IRS Tax Laws on Legal Blindness

Legal blindness entitles tax filers to a lower tax liability, according to the Internal Revenue Service (IRS) tax code. The lower tax liability comes from increasing either itemized deductions or the standard deduction, depending on which the tax filer claims. The same deduction increase applies to individuals or spouses who are blind or over the age of 65.

Legal Blindness

The IRS defines legal blindness as being unable to see better than 20/200 in your better eye even with corrective eyeglasses or contacts, or having a field of vision less than 20 degrees. The statement must be certified by a registered optometrist or eye doctor, and must accompany your tax filing. The state of blindness must be established on or before the last calendar day in a year.


Designation as legally blind must be made on IRS tax form 1040 on line 39a or 1040A on line 23a. Blind filers may not use form 1040EZ to obtain a higher deduction.
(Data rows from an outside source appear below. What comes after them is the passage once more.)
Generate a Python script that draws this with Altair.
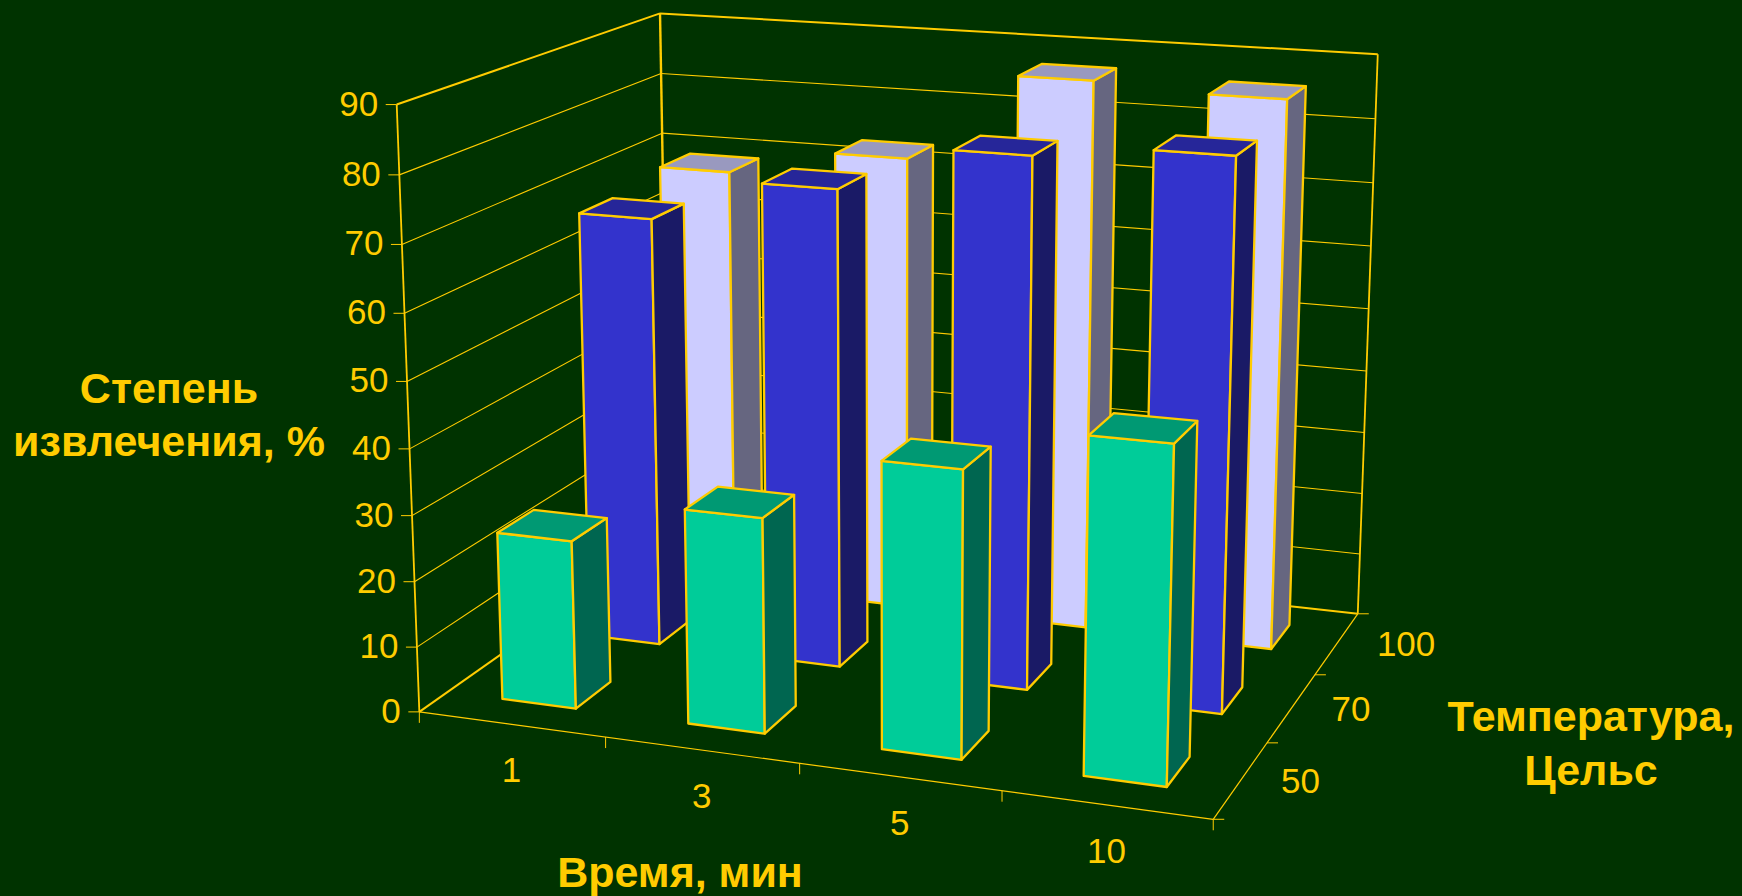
import altair as alt
import numpy as np

# Chart values
times = ["1", "3", "5", "10"]
temperatures = ["50", "70", "100"]
extraction_50 = [25.7, 32.4, 42.6, 49.2]
extraction_70 = [67.3, 74, 81, 83]
extraction_100 = [68.8, 73, 87, 86]
value_ticks = [0, 10, 20, 30, 40, 50, 60, 70, 80, 90]

# Face colours per series: front, side, top
series_colours = [
    ("#00CC99", "#006650", "#009973"),
    ("#3333CC", "#1A1A66", "#262699"),
    ("#CCCCFF", "#666680", "#9999BF"),
]
YELLOW = "#FFCC00"
BACKGROUND = "#003300"
FONT = "Liberation Sans"

# Perspective camera: (time slot, temperature slot, value / 10, 1) to the page
CAMERA = np.array([
    [174.07606942168476, 121.1556305896708, -4.508731790216089, 419.33938652986706],
    [10.380143282646008, -28.247217779736324, -68.00346577101116, 711.8644830923972],
    [-0.020109778793039695, 0.05660090121023434, -0.005027912878947321, 1.0],
])
BAR_START, BAR_END = 0.3, 0.7


def project(x, y, z):
    h = CAMERA @ np.array([x, y, z / 10, 1.0])
    return [float(h[0] / h[2]), float(h[1] / h[2])]


def polygon(corners, fill):
    ring = [project(*c) for c in corners]
    ring.append(ring[0])
    return {
        "type": "Feature",
        "properties": {"fill": fill},
        "geometry": {"type": "Polygon", "coordinates": [ring]},
    }


def line(points, width):
    return {
        "type": "Feature",
        "properties": {"w": width},
        "geometry": {"type": "LineString", "coordinates": points},
    }


def edge(a, b, width):
    return line([project(*a), project(*b)], width)


def shifted(p, dx, dy):
    return [p[0] + dx, p[1] + dy]


# Walls, floor, gridlines and ticks
nx, ny, top = len(times), len(temperatures), value_ticks[-1]
frame = []
for v in value_ticks[1:-1]:
    frame.append(edge((0, 0, v), (0, ny, v), 1.1))
    frame.append(edge((0, ny, v), (nx, ny, v), 1.1))
frame += [
    edge((0, 0, 0), (0, 0, top), 1.8),
    edge((0, ny, 0), (0, ny, top), 2.4),
    edge((nx, ny, 0), (nx, ny, top), 1.8),
    edge((0, 0, top), (0, ny, top), 2.0),
    edge((0, ny, top), (nx, ny, top), 2.0),
    edge((0, 0, 0), (0, ny, 0), 2.0),
    edge((0, ny, 0), (nx, ny, 0), 2.0),
    edge((0, 0, 0), (nx, 0, 0), 1.2),
    edge((nx, 0, 0), (nx, ny, 0), 1.2),
]
for v in value_ticks:
    p = project(0, 0, v)
    frame.append(line([p, shifted(p, -11, 0)], 1.0))
for i in range(nx + 1):
    p = project(i, 0, 0)
    frame.append(line([p, shifted(p, 0, 11)], 1.0))
for j in range(ny + 1):
    p = project(nx, j, 0)
    frame.append(line([p, shifted(p, 11, 0)], 1.0))

# Bars: back row first, left to right within a row
faces = []
rows = [extraction_50, extraction_70, extraction_100]
for j in reversed(range(ny)):
    front_c, side_c, top_c = series_colours[j]
    for i, value in enumerate(rows[j]):
        x0, x1 = i + BAR_START, i + BAR_END
        y0, y1 = j + BAR_START, j + BAR_END
        faces.append(polygon([(x0, y0, 0), (x1, y0, 0), (x1, y0, value), (x0, y0, value)], front_c))
        faces.append(polygon([(x1, y0, 0), (x1, y1, 0), (x1, y1, value), (x1, y0, value)], side_c))
        faces.append(polygon([(x0, y0, value), (x1, y0, value), (x1, y1, value), (x0, y1, value)], top_c))

# Text labels placed from the projected axis positions
value_labels = []
for v in value_ticks:
    p = project(0, 0, v)
    value_labels.append({"lon": p[0] - 18.5, "lat": p[1], "t": str(v)})
time_labels = []
for i, t in enumerate(times):
    p = project(i + 0.5, 0, 0)
    time_labels.append({"lon": p[0], "lat": p[1] + 47, "t": t})
temperature_labels = []
for j, t in enumerate(temperatures):
    p = project(nx, j + 0.5, 0)
    temperature_labels.append({"lon": p[0] + 40, "lat": p[1] + 2, "t": t})
titles = [
    {"lon": 169, "lat": 390, "t": "Степень"},
    {"lon": 169, "lat": 443, "t": "извлечения, %"},
    {"lon": 680, "lat": 874, "t": "Время, мин"},
    {"lon": 1591, "lat": 718, "t": "Температура,"},
    {"lon": 1591, "lat": 772, "t": "Цельс"},
]

view = dict(type="identity", scale=1, translate=[0, 0])


def text_layer(rows_, align, size, bold=False):
    return (
        alt.Chart(alt.Data(values=rows_))
        .mark_text(align=align, baseline="middle", font=FONT, fontSize=size,
                   fontWeight="bold" if bold else "normal", color=YELLOW)
        .encode(longitude="lon:Q", latitude="lat:Q", text="t:N")
        .project(**view)
    )


frame_layer = (
    alt.Chart(alt.Data(values=frame))
    .mark_geoshape(filled=False, stroke=YELLOW)
    .encode(strokeWidth=alt.StrokeWidth("properties.w:Q", scale=None))
    .project(**view)
)
bar_layer = (
    alt.Chart(alt.Data(values=faces))
    .mark_geoshape(stroke=YELLOW, strokeWidth=2.3, strokeJoin="round")
    .encode(fill=alt.Fill("properties.fill:N", scale=None))
    .project(**view)
)

chart = (
    alt.layer(
        frame_layer,
        bar_layer,
        text_layer(value_labels, "right", 35),
        text_layer(time_labels, "center", 35),
        text_layer(temperature_labels, "left", 35),
        text_layer(titles, "center", 43, bold=True),
    )
    .properties(width=1742, height=896, padding=0, background=BACKGROUND,
                autosize=alt.AutoSizeParams(type="none"))
    .configure_view(stroke=None)
)

chart.save("out.html", embed_options={"renderer": "svg", "actions": False})
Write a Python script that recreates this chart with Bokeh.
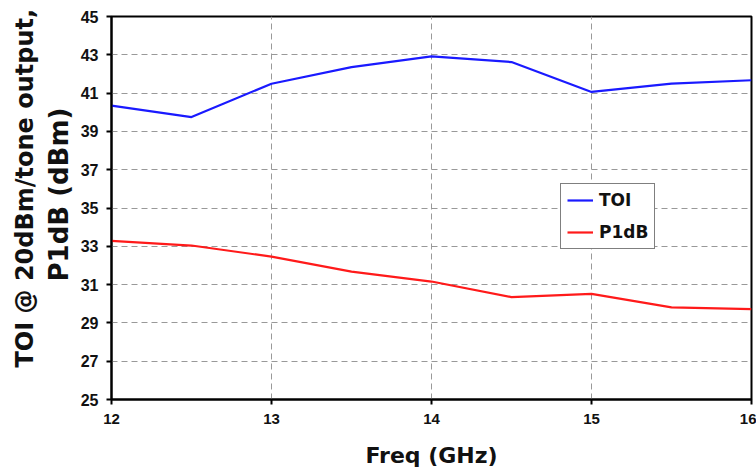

The deduction amount will be subtracted from the filer's annual gross income (AGI), which will reduce the amount of money on which taxes must be paid. Blind filers who are over the age of 65 or who are married to someone who is blind and/or over the age of 65 are entitled to additional deductions.


The amount of the deduction for blindness varies from year to year. In 2009, tax filers should combine the number of factors that affect them: personal blindness, personal age (over 65), spouse's blindness and spouse's age (over 65), and multiply this number by $1,400 if single or head of household or by $1,100 if married. This value should then be added to either the itemized deduction or standard deduction amount for that year.